The Hong Kong national security law (NSL) gives impetus to “laam chau” (also called “burnism”), which means mutually assured destruction, a term first used by the radical protesters in the anti-extradition movement to describe their ideal means of checking the government. That is, any harm done to Hong Kong also harms mainland China, a strategy that many deem is being paradoxically materialized by the government itself under the draconian NSL.
Laam chau is a saying of the Hongkongers. How might it be understood in the Chinese communist culture? Last week I had tea with some friends and we talked about this. We agreed that one possibility is the “end of the united front.”
The united front is one of the three “magic weapons” of the Chinese Communist Party (CCP), along with armed struggle and party building. It is not familiar to the people in this ex-British colony, and agents of the communists in this city tend to be shy about discussing it. I can still remember that on an educational tour to mainland China, a man from the pro-Beijing Hong Kong Federation of Education vaguely referred to the united front as “cooperation with all sectors.”
The communists stress that “revolution is not entertaining guests,” and one can be certain that the united front is not a matter of being polite and gentle. Mao Zedong said explicitly that the united front is by nature a “class policy;” thus, uniting with whom and how to unite have to be based on class analysis. According to Mao, during the Republican period, China was a society with two small ends, that is, the proletariat was the CCP’s real ally and landlords and big bourgeoisie were its real enemies—both were minorities.

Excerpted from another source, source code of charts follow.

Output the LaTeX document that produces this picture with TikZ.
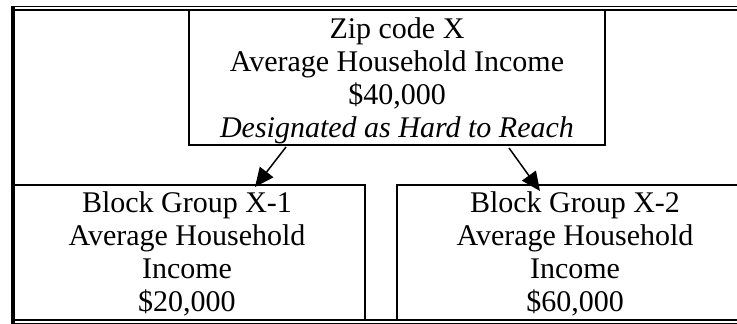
\documentclass[tikz,border=0pt]{standalone}
\usepackage{fontspec}
\setmainfont{Liberation Serif}
\usetikzlibrary{arrows.meta}
\begin{document}
\begin{tikzpicture}[x=1pt,y=-1pt,
  boxline/.style={line width=2pt},
  thinrule/.style={line width=1.2pt},
  thickrule/.style={line width=2.2pt},
  label/.style={inner sep=0pt,anchor=base,align=center,
    font=\fontsize{30}{33}\selectfont},
  link/.style={line width=1.5pt,-{Triangle[length=19pt,width=17pt]}}]
\useasboundingbox (0,0) rectangle (737,324);

% outer frame: heavy left side, double rules top and bottom
\fill (11,6) rectangle (14.8,324);
\draw[thinrule] (11,6.5) -- (737,6.5);
\draw[thickrule] (14,9.8) -- (737,9.8);
\draw[thickrule] (14,320) -- (737,320);
\draw[thinrule] (11,323.4) -- (737,323.4);

% top box
\draw[boxline] (189,9.8) -- (189,144.5) -- (605,144.5) -- (605,9.8);
% lower boxes
\draw[boxline] (14,185) -- (365,185) -- (365,320);
\draw[boxline] (737,185) -- (397,185) -- (397,320);

% the base anchor of each text block sits on its last line
\node[label] (zip) at (397,137)
  {Zip code X\\Average Household Income\\\$40,000\\\textit{Designated as Hard to Reach}};
\node[label] (bg1) at (187,311)
  {Block Group X-1\\Average Household\\Income\\\$20,000};
\node[label] (bg2) at (575,311)
  {Block Group X-2\\Average Household\\Income\\\$60,000};

\coordinate (zipL) at (286,147);
\coordinate (zipR) at (509,148);
\coordinate (bg1top) at (255,187);
\coordinate (bg2top) at (540,191);
\draw[link] (zipL) -- (bg1top);
\draw[link] (zipR) -- (bg2top);
\end{tikzpicture}
\end{document}
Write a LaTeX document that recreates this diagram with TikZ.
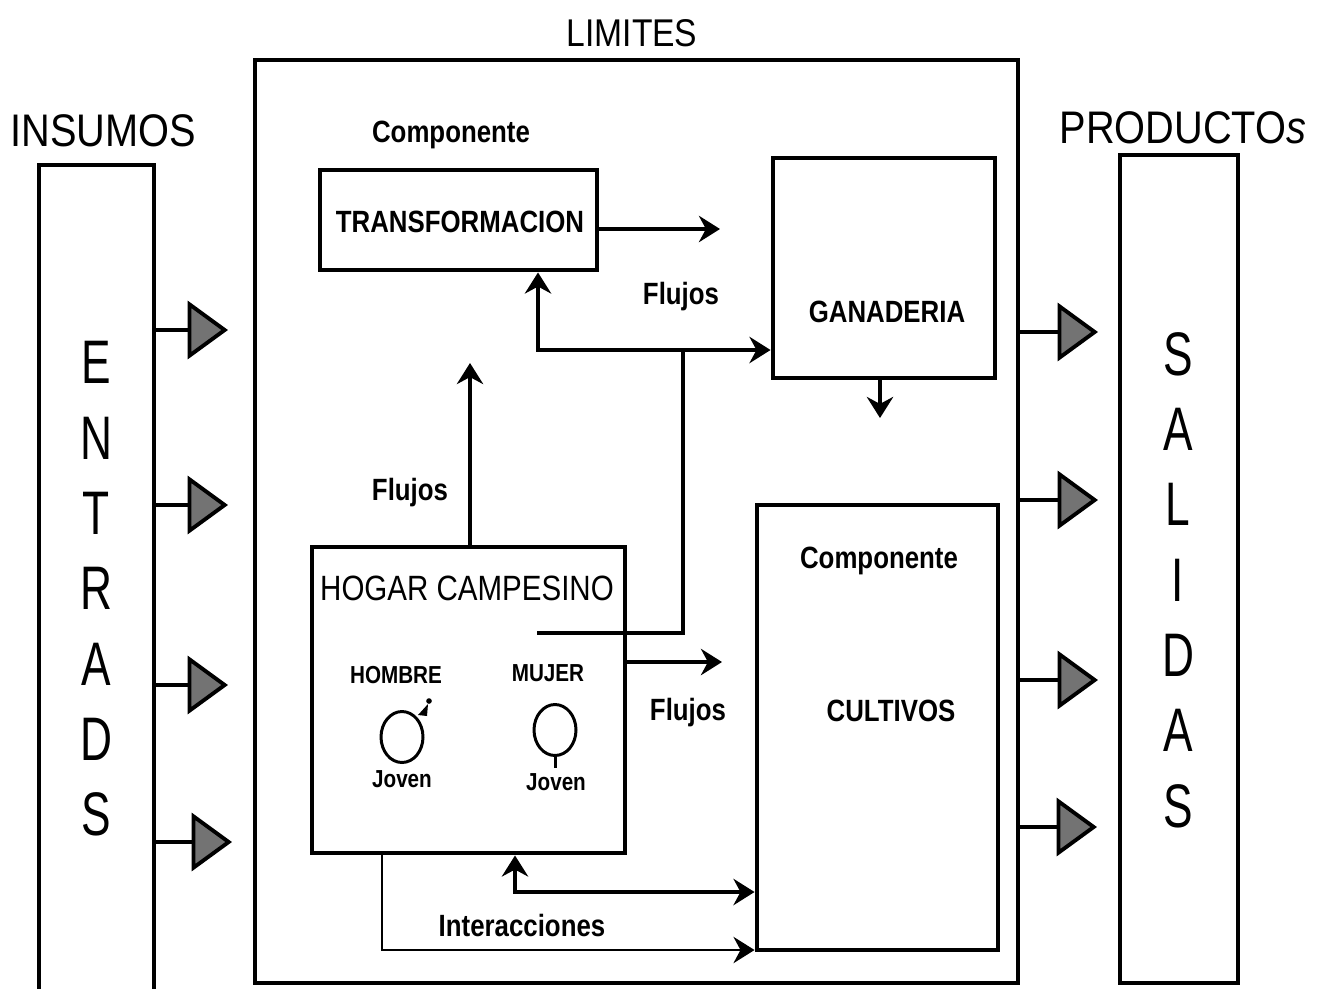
\documentclass[tikz,border=0pt]{standalone}
\usepackage{fontspec}
\setmainfont{Liberation Sans}
\newfontfamily\labfont[FakeStretch=0.84]{Liberation Sans}
\newfontfamily\headfont[FakeStretch=0.87]{Liberation Sans}
\newfontfamily\tallfont[FakeStretch=0.72]{Liberation Sans}
\usetikzlibrary{arrows.meta,fit,shapes.geometric}
\tikzset{
  box/.style={draw, line width=2.8pt, inner sep=0pt},
  lab/.style={font=\labfont\bfseries\fontsize{17.5}{20}\selectfont, inner sep=0pt},
  small/.style={font=\labfont\bfseries\fontsize{14}{16}\selectfont, inner sep=0pt},
  reg/.style={font=\labfont\fontsize{20}{24}\selectfont, inner sep=0pt},
  head/.style={font=\headfont\fontsize{26}{30}\selectfont, inner sep=0pt},
  tall/.style={font=\tallfont\fontsize{35}{42.9}\selectfont, align=center, inner sep=0pt},
  tip/.tip={Stealth[length=12pt,width=15pt,inset=4pt]},
  conn/.style={line width=2.1pt, -tip},
  heavy/.style={line width=2.8pt},
  light/.style={line width=1.2pt},
  inarr/.style={line width=2.2pt, -{Triangle[length=23pt,width=33pt,fill=black!55]}},
  person/.style={draw, ellipse, line width=1.7pt, minimum width=0.84cm, minimum height=1.02cm, inner sep=0pt}
}
\begin{document}
\begin{tikzpicture}[x=0.02cm, y=-0.02cm]
\useasboundingbox (0,0) rectangle (1318,988);

% headings
\node[head, font=\headfont\fontsize{22}{26}\selectfont] (limt) at (632,33) {LIMITES};
\node[head] (insu) at (103,131) {INSUMOS};
\node[head] (prod) at (1183,128) {PRODUCTO\textit{s}};

% big boxes
\node[box, fit={(255,60)(1018,983)}] (lim) {};
\node[box, fit={(39,165)(154,1010)}] (ent) {};
\node[box, fit={(1120,155)(1238,983)}] (sal) {};
\node[tall] (entt) at (96,589) {E\\N\\T\\R\\A\\D\\S};
\node[tall] (salt) at (1178,580) {S\\A\\L\\I\\D\\A\\S};

% components
\node[box, fit={(320,170)(597,270)}] (tra) {};
\node[lab] (trat) at (460,222) {TRANSFORMACION};
\node[lab] (comp1) at (451,135) {Componente};
\node[box, fit={(773,158)(995,378)}] (gan) {};
\node[lab] (gant) at (887,312) {GANADERIA};
\node[box, fit={(312,547)(625,853)}] (hog) {};
\node[reg] (hogt) at (467,588) {HOGAR CAMPESINO};
\node[box, fit={(757,505)(998,950)}] (cul) {};
\node[lab] (comp2) at (879,561) {Componente};
\node[lab] (cult) at (891,711) {CULTIVOS};

% household members
\node[small] (homb) at (396,675) {HOMBRE};
\node[small] (muje) at (548,673) {MUJER};
\node[person] (mc) at (402,737) {};
\node[person] (fc) at (555,730) {};
\draw[line width=1.7pt] (fc.south) -- ++(0,11);
\fill (418,715) -- (428,704) -- (427,716) -- cycle;
\fill (429,701) circle [radius=1.6pt];
\node[small] (jov1) at (402,779) {Joven};
\node[small] (jov2) at (556,782) {Joven};

% labels
\node[lab] (fl1) at (681,297) {Flujos};
\node[lab] (fl2) at (410,493) {Flujos};
\node[lab] (fl3) at (688,713) {Flujos};
\node[lab] (inte) at (522,925) {Interacciones};

% inputs
\coordinate (ea) at (228,330);
\coordinate (eb) at (228,505);
\coordinate (ec) at (228,685);
\coordinate (ed) at (232,842);
\foreach \c in {ea,eb,ec,ed} \draw[inarr] (ent.east |- \c) -- (\c);
% outputs
\coordinate (sa) at (1098,332);
\coordinate (sb) at (1098,500);
\coordinate (sc) at (1098,680);
\coordinate (sd) at (1097,827);
\foreach \c in {sa,sb,sc,sd} \draw[inarr] (lim.east |- \c) -- (\c);

% internal flows
\coordinate (t1) at (720,229);
\draw[conn] (tra.east |- t1) -- (t1);
\coordinate (j) at (538,350);
\coordinate (k) at (683,350);
\coordinate (h1) at (537,633);
\draw[line width=2.1pt, tip-tip] (j |- tra.south) -- (j) -- (gan.west |- j);
\draw[line width=2pt] (h1) -- (k |- h1) -- (k);
\coordinate (g1) at (880,418);
\draw[conn] (gan.south -| g1) -- (g1);
\coordinate (h2) at (470,363);
\draw[conn] (hog.north -| h2) -- (h2);
\coordinate (h3) at (722,662);
\draw[conn] (hog.east |- h3) -- (h3);

% interactions
\coordinate (b1) at (515,892);
\draw[heavy, tip-tip] (b1 |- hog.south) -- (b1) -- (cul.west |- b1);
\coordinate (b2) at (382,950);
\draw[light, -tip] (b2 |- hog.south) -- (b2) -- (cul.west |- b2);
\end{tikzpicture}
\end{document}
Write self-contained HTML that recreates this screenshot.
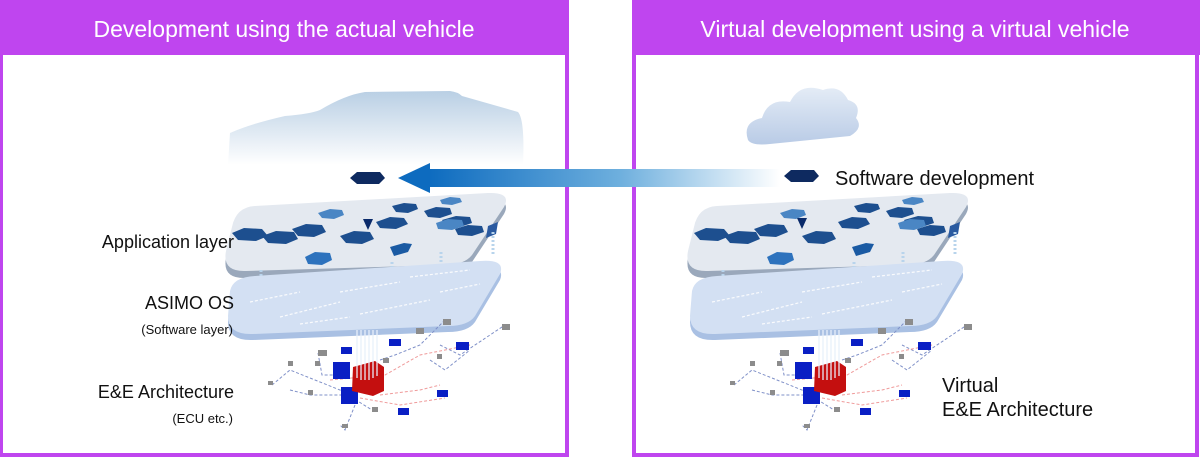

Those in the middle, namely peasants, urban petty bourgeoisie, and other middle classes, constituted the majority; they had dual characters, hence the first characteristic of the united front was to make use of the positive side of such characters to serve the interests of the CCP. For example, during the Republican period, the bourgeoisie was revolutionary but prone to conciliation with the regime, and so the CCP could make use of its revolutionary side to unite with it. After the founding of the PRC, the bourgeoisie needed to yield to the CCP’s demand for “socialist transformation” if they still wanted to exploit the working class for profits and survive as allies of the regime.
From the above one can infer the second characteristic of the united front—its targets are not the CCP’s real allies. In principle, they are enemies that eventually have to be eliminated, and at a certain time in history, the CCP has to deal with a major enemy; so any temporary alliance is deemed beneficial.
With the major enemy gone, the CCP needs to find a new enemy, and the old ally may need to change from friend to foe. Besides the bourgeoisie, this “friend to foe” transformation also happened to those residing in the countryside. At the Jinggangshan base in the early 1930s, Mao initially implemented a moderate policy of “relying on the poor peasants, uniting with the middle peasants, and restricting the rich peasants,” but when the internationalists came to the fore, many rich peasants were reclassified as landlords and middle peasants as rich peasants, causing unnecessary suffering. Given the fluidity of class labels, some joke that in China, in the age of “politics in command,” only serfs can really be politically safe and attract no struggle.
Well-known examples of the united front include the anti-Japanese united front of the 1930s and the still functioning political consultative conference (CPPCC). In fact, “one country two systems” is also meant to be a united front, as the design, according to the CCP, is an alliance and cooperation between two fundamentally different social systems. Under the perceived common goal of “unification with the motherland,” one who does not support socialism should still be a target of the united front as long as one supports the unification. This explains why directors of the Xinhua News Agency, the CCP’s de facto embassy in Hong Kong before 1997, have made friends in all sectors in Hong Kong and recommended suitable people to the CPPCC.
However, according to Ching Cheong, a senior Hong Kong journalist, the communists had already begun planning the crackdown on the moderate pan-democrats before the July 1, 2003 rally, which was Hongkongers’ response to the government’s attempt to push forward the legislation of the controversial Article 23 of the Basic Law to prohibit treason, secession, sedition, and subversion against the China government. After the anti-extradition movement of 2019, even the Democratic Party, which was politically mild and willing to work with the Liaison Office, was labelled as “anti-China and causing troubles in Hong Kong.” Subsequent purges in the political, judicial, educational, and other professional sectors in Hong Kong also conformed to Ching’s observation about the communists “fighting with the intensity of a quasi-war.” In other words, the united front strategy has actually ended in Hong Kong, with the communists judging that the moderates’ dual character has disappeared and they are now classified purely as enemies. The communists now take a hard line on all fronts in Hong Kong.
All these create a paradox: on the one hand, the communists are celebrating in mainland China the centennial anniversary of the united front policy; on the other, Hong Kong’s chief executive John Lee does not know where to start telling the mandatory “positive Hong Kong story,” which is no different from admitting in the “grand foreign propaganda” (da waixuan) that the united front has failed in the special administrative region. The NSL has led to waves of emigration, which remind me of what Mao said in 1935 when arguing for the united front and against “close-doorism:” driving swarms of people to the enemies’ side will only make the enemies applaud.